Me: I love this weather! I just want to open all the doors and windows and let the crisp morning air flow.
Her: I agree but can we land first?
This salad is delicious, probably because it’s a donut.
Is the expression “One man’s trash is another man’s treasure?” I want this best man’s speech to be perfect.
“OH MY SWEET GOD BE CAREFUL. OH- OH MY DEAr LORD GOD. HOW? HOW??” -me watching gymnastics
driving in the car and my girlfriend leaned over and said “where does an owl get dinner? pizza hoot” and then continued on with her business as if nothing had happened
My dream job is to be a gargoyle spitting rainwater away from the foundation of a cathedral
Them: hey, you coming for drinks after work?
Me:…
I actually enjoy homeschooling my kids. What’s my secret? I’m doing a terrible job.

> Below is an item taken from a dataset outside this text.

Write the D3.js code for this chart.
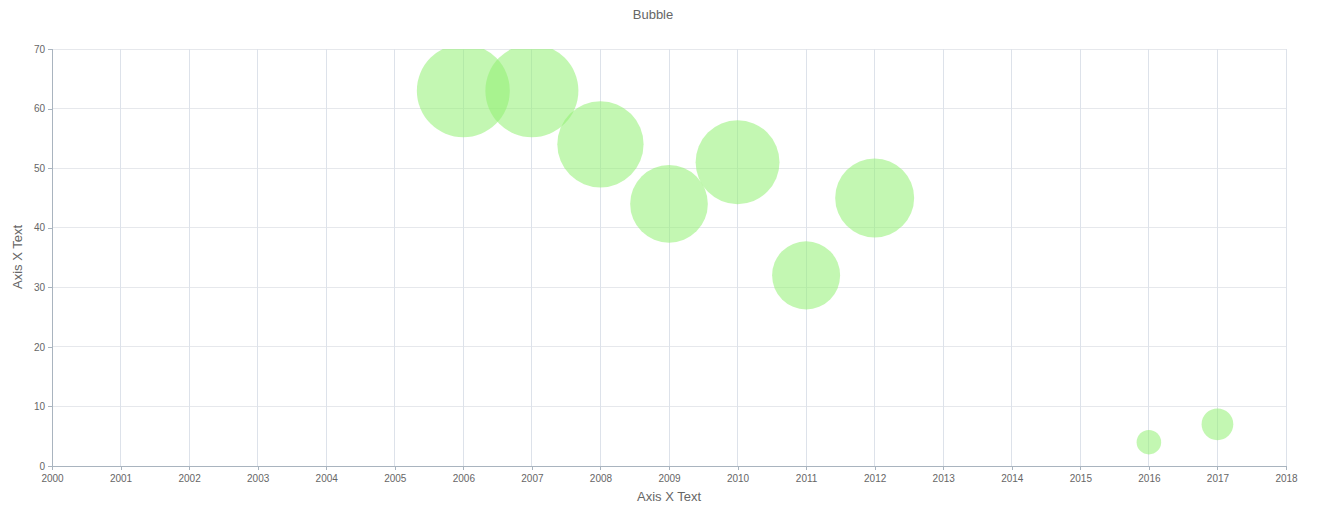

“I bought the biggest watermelon in the store!” —The person not cutting up the watermelon.
My friend just brought me a coffee and I started crying bc it was such a sweet and small but genuine act of kindness and she was like “I’m your waitress, you literally just ordered this” and that is just classic her I love her so much
Hell hath no fury like a toddler who got exactly what he wanted for breakfast. Apparently.
ME: [holding my breath]
MY BREATH: This is nice.
Hell hath no fury like a small child being told there’s only fruit for dessert.
Did my parents think they could just blindly support my choice to wear Capri pants at age 13 without there being any consequences?
Website: You can’t use your last 5 passwords
Me: Stop flexing that you have a better memory than I have.